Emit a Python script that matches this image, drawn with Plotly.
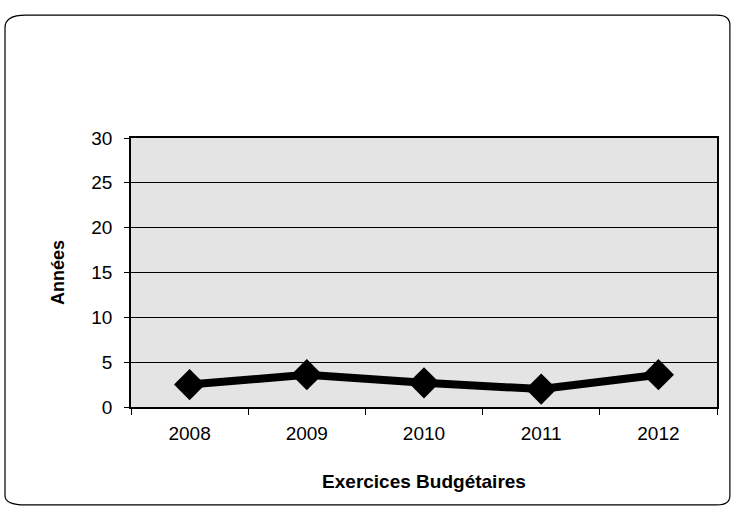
import plotly.graph_objects as go

years = ["2008", "2009", "2010", "2011", "2012"]
values = [2.5, 3.6, 2.7, 2.0, 3.6]
y_ticks = [0, 5, 10, 15, 20, 25, 30]

fig = go.Figure()
fig.add_trace(go.Scatter(
    x=years, y=values, mode="lines+markers",
    line=dict(color="black", width=8),
    marker=dict(symbol="diamond", size=24, color="black"),
    showlegend=False,
))

fig.update_layout(
    width=735, height=508,
    margin=dict(l=131, r=18, t=138, b=101),
    paper_bgcolor="white",
    plot_bgcolor="#e4e4e4",
    font=dict(family="Liberation Sans, Arial", size=19, color="black"),
    xaxis=dict(
        type="category", range=[-0.5, 4.5],
        showline=True, linecolor="black", linewidth=1.5, mirror=True,
        ticks="outside", tickson="boundaries", ticklen=6, tickcolor="black",
        showgrid=False,
        tickfont=dict(size=19), ticklabelstandoff=8,
        title=dict(text="<b>Exercices Budgétaires</b>", font=dict(size=19), standoff=32),
    ),
    yaxis=dict(
        range=[0, 30], tickvals=y_ticks,
        showline=True, linecolor="black", linewidth=1.5, mirror=True,
        ticks="outside", ticklen=5, tickcolor="black",
        showgrid=True, gridcolor="black", gridwidth=1,
        zeroline=False,
        tickfont=dict(size=19), ticklabelstandoff=8,
        title=dict(text="<b>Années</b>", font=dict(size=18), standoff=22),
    ),
    shapes=[dict(
        type="path", xref="paper", yref="paper",
        path="M -0.215,1.41 Q -0.215,1.457 -0.18,1.457 L 1.0,1.457 Q 1.022,1.457 1.022,1.42 "
             "L 1.022,-0.33 Q 1.022,-0.364 1.0,-0.364 L -0.18,-0.364 Q -0.215,-0.364 -0.215,-0.33 Z",
        line=dict(color="black", width=1.2),
    )],
)

fig.write_html("out.html")
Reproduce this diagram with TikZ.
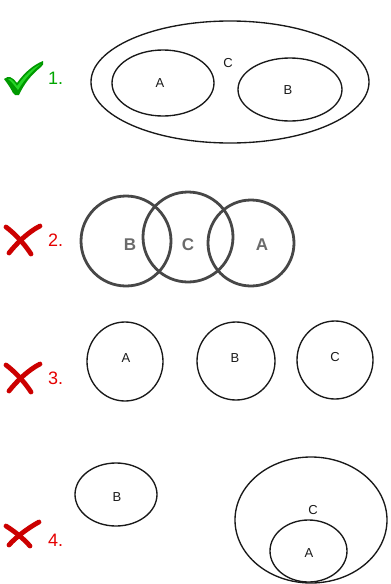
\documentclass[tikz,border=0pt]{standalone}
\usepackage{fontspec}
\setmainfont{Liberation Sans}
\begin{document}
\begin{tikzpicture}[x=1pt,y=-1pt,
  setline/.style={draw=black!90,line width=1.35pt},
  blurline/.style={draw=black!72,line width=2.8pt},
  lbl/.style={font=\fontsize{13}{13}\selectfont,text=black!90,inner sep=0pt},
  blbl/.style={font=\fontsize{17}{17}\selectfont\bfseries,text=black!58,inner sep=0pt},
  numg/.style={font=\fontsize{18}{18}\selectfont,text=green!65!black,inner sep=0pt,anchor=west},
  numr/.style={font=\fontsize{18}{18}\selectfont,text=red!90!black,inner sep=0pt,anchor=west},
  xmark/.style={draw=red!80!black,line width=4.8pt,line cap=round}]
\useasboundingbox (0,0) rectangle (391,584);
% ---- 1 ----
\fill[green!60!black] (4,79) .. controls (9,75) and (12,77) .. (17,83) .. controls (24,73) and (33,65) .. (43,61) .. controls (44,64) and (43,65) .. (41,67) .. controls (31,75) and (24,84) .. (19,95) .. controls (16,96) and (14,95) .. (13,93) .. controls (10,87) and (7,83) .. (4,79) -- cycle;
\fill[green!75!white,opacity=0.6] (8,79) .. controls (11,78) and (13,80) .. (17,86) .. controls (24,76) and (32,68) .. (41,64) .. controls (31,72) and (24,80) .. (18,90) .. controls (14,85) and (11,81) .. (8,79) -- cycle;
\node[numg] (n1) at (48,78) {1.};
\draw[setline] (230,82) ellipse (139 and 61);
\draw[setline] (163,83) ellipse (51 and 33);
\draw[setline] (290,89.5) ellipse (52 and 31.5);
\node[lbl] (a1) at (160,83) {A};
\node[lbl] (b1) at (288,90) {B};
\node[lbl] (c1) at (228,63) {C};
% ---- 2 ----
\draw[xmark] (6,227) .. controls (14,233) and (24,243) .. (31,254);
\draw[xmark] (40,226) .. controls (28,232) and (16,244) .. (9,253);
\node[numr] (n2) at (48,240) {2.};
\draw[blurline] (126,241) circle (45);
\draw[blurline] (188,237) circle (45);
\draw[blurline] (251,243) circle (43);
\node[blbl] (b2) at (130,245) {B};
\node[blbl] (c2) at (188,245) {C};
\node[blbl] (a2) at (262,245) {A};
% ---- 3 ----
\draw[xmark] (6,365) .. controls (14,371) and (24,381) .. (31,392);
\draw[xmark] (40,364) .. controls (28,370) and (16,382) .. (9,391);
\node[numr] (n3) at (48,378) {3.};
\draw[setline] (125,361.5) ellipse (38 and 39.5);
\draw[setline] (236,361) circle (39);
\draw[setline] (335,360) ellipse (38 and 39);
\node[lbl] (a3) at (126,358) {A};
\node[lbl] (b3) at (235,358) {B};
\node[lbl] (c3) at (335,357) {C};
% ---- 4 ----
\draw[xmark] (6,526) .. controls (14,531) and (23,538) .. (30,546);
\draw[xmark] (39,522) .. controls (28,528) and (16,537) .. (9,545);
\node[numr] (n4) at (48,540) {4.};
\draw[setline] (116,494.5) ellipse (41 and 31.5);
\node[lbl] (b4) at (117,497) {B};
\draw[setline] (311,520) ellipse (76 and 63);
\draw[setline] (308.5,551) ellipse (38.5 and 31);
\node[lbl] (c4) at (313,510) {C};
\node[lbl] (a4) at (309,553) {A};
\end{tikzpicture}
\end{document}
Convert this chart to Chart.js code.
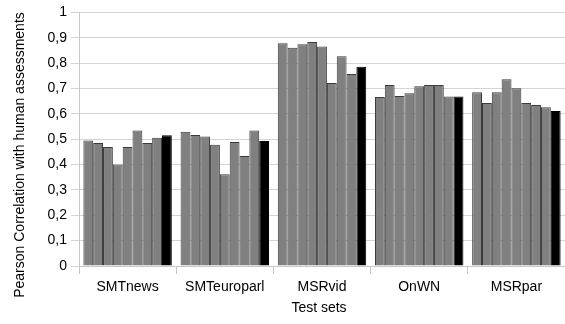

## Exercise task
Your copy of the data above should match it exactly, except that pictures are left out.

## Exercise output
Emit a Python script that matches this image, drawn with Plotly.
import plotly.graph_objects as go

years = ["2008", "2009", "2010", "2011", "2012"]
values = [2.5, 3.6, 2.7, 2.0, 3.6]
y_ticks = [0, 5, 10, 15, 20, 25, 30]

fig = go.Figure()
fig.add_trace(go.Scatter(
    x=years, y=values, mode="lines+markers",
    line=dict(color="black", width=8),
    marker=dict(symbol="diamond", size=24, color="black"),
    showlegend=False,
))

fig.update_layout(
    width=735, height=508,
    margin=dict(l=131, r=18, t=138, b=101),
    paper_bgcolor="white",
    plot_bgcolor="#e4e4e4",
    font=dict(family="Liberation Sans, Arial", size=19, color="black"),
    xaxis=dict(
        type="category", range=[-0.5, 4.5],
        showline=True, linecolor="black", linewidth=1.5, mirror=True,
        ticks="outside", tickson="boundaries", ticklen=6, tickcolor="black",
        showgrid=False,
        tickfont=dict(size=19), ticklabelstandoff=8,
        title=dict(text="<b>Exercices Budgétaires</b>", font=dict(size=19), standoff=32),
    ),
    yaxis=dict(
        range=[0, 30], tickvals=y_ticks,
        showline=True, linecolor="black", linewidth=1.5, mirror=True,
        ticks="outside", ticklen=5, tickcolor="black",
        showgrid=True, gridcolor="black", gridwidth=1,
        zeroline=False,
        tickfont=dict(size=19), ticklabelstandoff=8,
        title=dict(text="<b>Années</b>", font=dict(size=18), standoff=22),
    ),
    shapes=[dict(
        type="path", xref="paper", yref="paper",
        path="M -0.215,1.41 Q -0.215,1.457 -0.18,1.457 L 1.0,1.457 Q 1.022,1.457 1.022,1.42 "
             "L 1.022,-0.33 Q 1.022,-0.364 1.0,-0.364 L -0.18,-0.364 Q -0.215,-0.364 -0.215,-0.33 Z",
        line=dict(color="black", width=1.2),
    )],
)

fig.write_html("out.html")
Reproduce this diagram with TikZ.
\documentclass[tikz,border=0pt]{standalone}
\usepackage{fontspec}
\setmainfont{Liberation Sans}
\begin{document}
\begin{tikzpicture}[x=1pt,y=-1pt,
  setline/.style={draw=black!90,line width=1.35pt},
  blurline/.style={draw=black!72,line width=2.8pt},
  lbl/.style={font=\fontsize{13}{13}\selectfont,text=black!90,inner sep=0pt},
  blbl/.style={font=\fontsize{17}{17}\selectfont\bfseries,text=black!58,inner sep=0pt},
  numg/.style={font=\fontsize{18}{18}\selectfont,text=green!65!black,inner sep=0pt,anchor=west},
  numr/.style={font=\fontsize{18}{18}\selectfont,text=red!90!black,inner sep=0pt,anchor=west},
  xmark/.style={draw=red!80!black,line width=4.8pt,line cap=round}]
\useasboundingbox (0,0) rectangle (391,584);
% ---- 1 ----
\fill[green!60!black] (4,79) .. controls (9,75) and (12,77) .. (17,83) .. controls (24,73) and (33,65) .. (43,61) .. controls (44,64) and (43,65) .. (41,67) .. controls (31,75) and (24,84) .. (19,95) .. controls (16,96) and (14,95) .. (13,93) .. controls (10,87) and (7,83) .. (4,79) -- cycle;
\fill[green!75!white,opacity=0.6] (8,79) .. controls (11,78) and (13,80) .. (17,86) .. controls (24,76) and (32,68) .. (41,64) .. controls (31,72) and (24,80) .. (18,90) .. controls (14,85) and (11,81) .. (8,79) -- cycle;
\node[numg] (n1) at (48,78) {1.};
\draw[setline] (230,82) ellipse (139 and 61);
\draw[setline] (163,83) ellipse (51 and 33);
\draw[setline] (290,89.5) ellipse (52 and 31.5);
\node[lbl] (a1) at (160,83) {A};
\node[lbl] (b1) at (288,90) {B};
\node[lbl] (c1) at (228,63) {C};
% ---- 2 ----
\draw[xmark] (6,227) .. controls (14,233) and (24,243) .. (31,254);
\draw[xmark] (40,226) .. controls (28,232) and (16,244) .. (9,253);
\node[numr] (n2) at (48,240) {2.};
\draw[blurline] (126,241) circle (45);
\draw[blurline] (188,237) circle (45);
\draw[blurline] (251,243) circle (43);
\node[blbl] (b2) at (130,245) {B};
\node[blbl] (c2) at (188,245) {C};
\node[blbl] (a2) at (262,245) {A};
% ---- 3 ----
\draw[xmark] (6,365) .. controls (14,371) and (24,381) .. (31,392);
\draw[xmark] (40,364) .. controls (28,370) and (16,382) .. (9,391);
\node[numr] (n3) at (48,378) {3.};
\draw[setline] (125,361.5) ellipse (38 and 39.5);
\draw[setline] (236,361) circle (39);
\draw[setline] (335,360) ellipse (38 and 39);
\node[lbl] (a3) at (126,358) {A};
\node[lbl] (b3) at (235,358) {B};
\node[lbl] (c3) at (335,357) {C};
% ---- 4 ----
\draw[xmark] (6,526) .. controls (14,531) and (23,538) .. (30,546);
\draw[xmark] (39,522) .. controls (28,528) and (16,537) .. (9,545);
\node[numr] (n4) at (48,540) {4.};
\draw[setline] (116,494.5) ellipse (41 and 31.5);
\node[lbl] (b4) at (117,497) {B};
\draw[setline] (311,520) ellipse (76 and 63);
\draw[setline] (308.5,551) ellipse (38.5 and 31);
\node[lbl] (c4) at (313,510) {C};
\node[lbl] (a4) at (309,553) {A};
\end{tikzpicture}
\end{document}
Convert this chart to Chart.js code.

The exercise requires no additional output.